The International Energy Agency cut its oil demand outlook for 2011 and 2012 by around 200,000 barrels per day (bpd) due to a "more precarious economic backdrop".

It said oil producing group Opec, which meets today in Vienna, was pumping oil at its highest in more than three years in November, a level that should be enough to meet demand and help rebuild stocks next year.

"We think that the market for 2011 and 2012 now looks tight to balanced and there is the prospect of it easing somewhat after that," said David Fyfe, head of the oil industry and markets division of the IEA.
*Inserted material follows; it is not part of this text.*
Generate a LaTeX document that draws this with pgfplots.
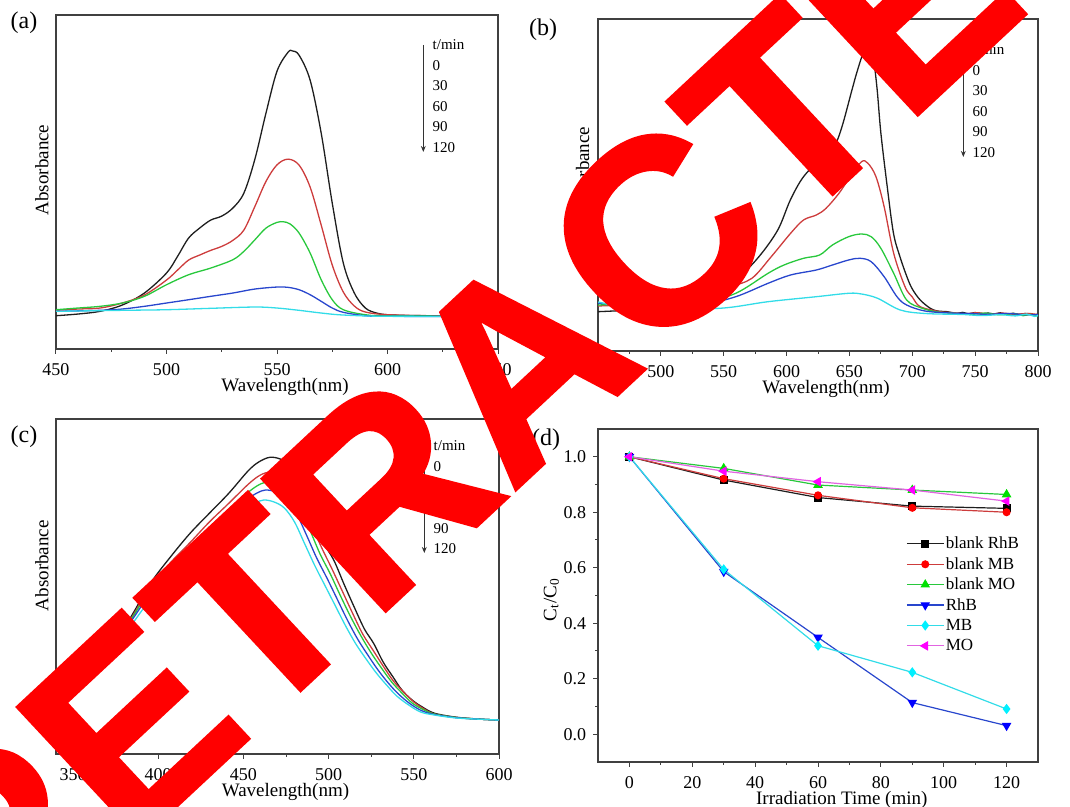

Oil demand is set to grow by 730,000 bpd in 2011 to 89 million bpd, which is 170,000 bpd lower than in last month's forecast. The IEA's 2012 demand growth forecast is 1.26 million bpd, 40,000 bpd lower than its previous forecast.

Opec rose by 620,000 bpd to 30.68 million bpd in November, with Libya and Saudi Arabia accounting for 80 per cent of the increase, the IEA said.

The agency said it expected global demand for Opec oil to be below current Opec production levels, at 30.2 million bpd in 2012, a cut of 300,000 bpd from the IEA's previous report.

"Our base case is seeing a relatively balanced market next year if Opec continues to produce at the levels they have been producing at over the last three or four months," Fyfe said.

While the outlook for next year looked muted, on a longer term basis, it should pick up in subsequent years, the report said.

Estimates

Estimates of global oil demand rise from 88.3 million bpd in 2010 to 95 million bpd in 2016, the IEA said in its twice-yearly estimates for the medium term.

"Our preliminary medium-term update suggests a more comfortable market outlook than looked likely six months ago," the report said. Iil supply prospects look slightly stronger, noting that flows from Iraq and Libya are coming in at a faster pace, the report said.